At Google, we do something similar with QUIC and connection migration. Our mechanism for ensuring these hit the same backend is Maglev [0], where we use the QUIC connection ID for hashing purposes in software. (Our routers still mostly use ECMP based on the 5-tuple, so being able to consistently hash to the same backend across multiple LB instances is crucial.)

> if a path segment has high loss/corruption or is congested, MPTCP could help if you had an extra connection that hit a different path.

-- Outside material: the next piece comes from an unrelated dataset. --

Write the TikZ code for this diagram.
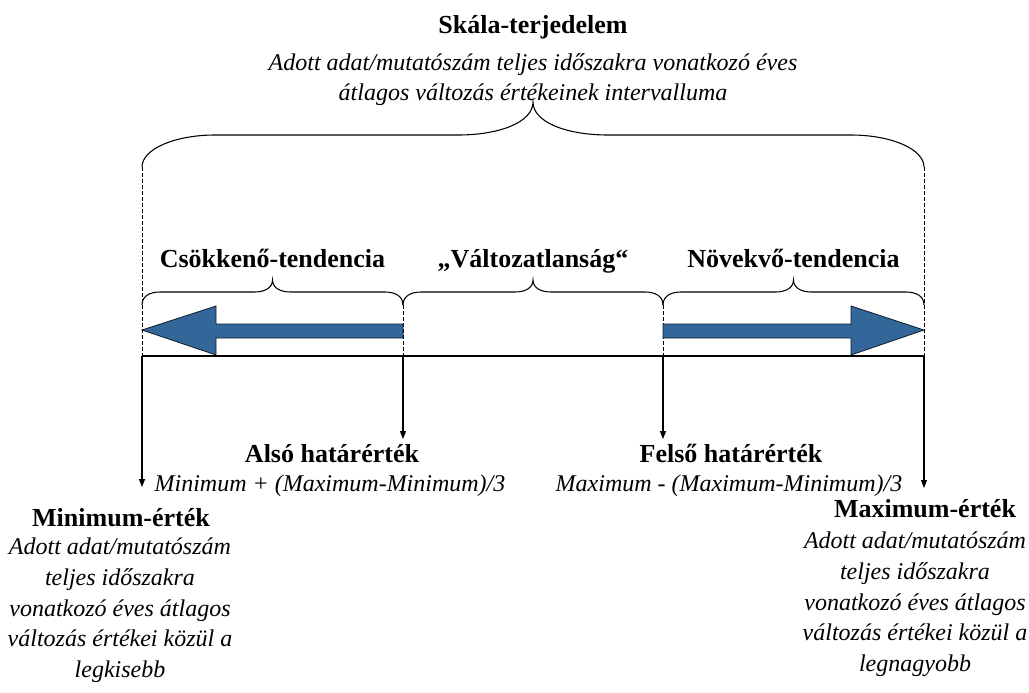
\documentclass[tikz,border=0pt]{standalone}
\usepackage{fontspec}
\setmainfont{Liberation Serif}
\usetikzlibrary{arrows.meta}
\definecolor{arrowblue}{RGB}{51,102,153}
\tikzset{
  title/.style={font=\fontsize{19.5}{22}\selectfont\bfseries, inner sep=0pt, anchor=base},
  desc/.style={font=\fontsize{18}{23}\selectfont\itshape, inner sep=0pt, align=center},
  brace/.style={line width=0.8pt},
  guide/.style={line width=0.6pt, dash pattern=on 3pt off 1.5pt},
  fatarrow/.style={fill=arrowblue, draw=black!70!arrowblue, line width=0.6pt},
  downarrow/.style={line width=0.8pt, -{Triangle[length=6pt,width=4.5pt]}}
}
\begin{document}
\begin{tikzpicture}[x=0.75pt,y=-0.75pt]
  \useasboundingbox (0,0) rectangle (1029,693);

  % Points on the scale line
  \coordinate (minpt) at (142,356);
  \coordinate (alsopt) at (403,356);
  \coordinate (felsopt) at (663,356);
  \coordinate (maxpt) at (924,356);

  % The big brace over the whole scale
  \draw [brace] (142,167) .. controls (142,149) and (175,135) .. (215,135)
    -- (458,135) .. controls (500,135) and (533,122) .. (533,102)
    .. controls (533,122) and (566,135) .. (608,135)
    -- (851,135) .. controls (891,135) and (924,149) .. (924,167);
  \node [title] (skala) at (533,33) {Skála-terjedelem};
  \node [desc, anchor=north] (skaladesc) at (533,53)
    {Adott adat/mutatószám teljes időszakra vonatkozó éves\\
     átlagos változás értékeinek intervalluma};

  % Dashed guides
  \draw [guide] (142,167) -- (minpt);
  \draw [guide] (924,167) -- (maxpt);
  \draw [guide] (403,305) -- (alsopt);
  \draw [guide] (663,305) -- (felsopt);

  % Three small braces with their labels
  \foreach \a/\b/\nm/\lab in {
    142/403/csokk/{Csökkenő-tendencia},
    403/663/valt/{„Változatlanság“},
    663/924/novek/{Növekvő-tendencia}} {
    \pgfmathsetmacro\m{(\a+\b)/2}
    \draw [brace] (\a,305) .. controls (\a,296) and ({\a+8},292) .. ({\a+18},292)
      -- ({\m-18},292) .. controls ({\m-8},292) and (\m,288) .. (\m,280)
      .. controls (\m,288) and ({\m+8},292) .. ({\m+18},292)
      -- ({\b-18},292) .. controls ({\b-8},292) and (\b,296) .. (\b,305);
    \node [title] (\nm) at (\m,267) {\lab};
  }

  % The two thick arrows
  \draw [fatarrow] (142,330) -- (216,306) -- (216,324) -- (403,324)
    -- (403,338) -- (216,338) -- (216,355) -- cycle;
  \draw [fatarrow] (924,330) -- (851,306) -- (851,324) -- (663,324)
    -- (663,338) -- (851,338) -- (851,355) -- cycle;

  % Scale line
  \draw [line width=1pt] (minpt) -- (maxpt);

  % Arrows down to the labels
  \coordinate (minend) at (142,487);
  \coordinate (alsoend) at (403,439);
  \coordinate (felsoend) at (663,439);
  \coordinate (maxend) at (924,488);
  \foreach \p in {min,also,felso,max} {
    \draw [downarrow] (\p pt) -- (\p end);
  }

  % Threshold labels
  \node [title] (also) at (332,462) {Alsó határérték};
  \node [desc, anchor=base] (alsodesc) at (330,491)
    {Minimum + (Maximum-Minimum)/3};
  \node [title] (felso) at (731,462) {Felső határérték};
  \node [desc, anchor=base] (felsodesc) at (729,491)
    {Maximum - (Maximum-Minimum)/3};

  % Extreme values
  \node [title] (minimum) at (121,526) {Minimum-érték};
  \node [desc, anchor=north] (minimumdesc) at (120,538)
    {Adott adat/mutatószám\\ teljes időszakra\\ vonatkozó éves átlagos\\
     változás értékei közül a\\ legkisebb};
  \node [title] (maximum) at (925,517) {Maximum-érték};
  \node [desc, anchor=north] (maximumdesc) at (915,532)
    {Adott adat/mutatószám\\ teljes időszakra\\ vonatkozó éves átlagos\\
     változás értékei közül a\\ legnagyobb};
\end{tikzpicture}
\end{document}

Incidentally, we also have a family of internal mechanisms that do this, although we don't rely on MPTCP. (We instead twiddle some other bits in the packet that we make sure our routers use for hashing, at least for RPCs between prod machines.) This inspired some of the connection migration work in our QUIC implementation [1], wherein we can migrate to a different ephemeral port if we detect issues with the current path. This works shockingly often for routing around network problems.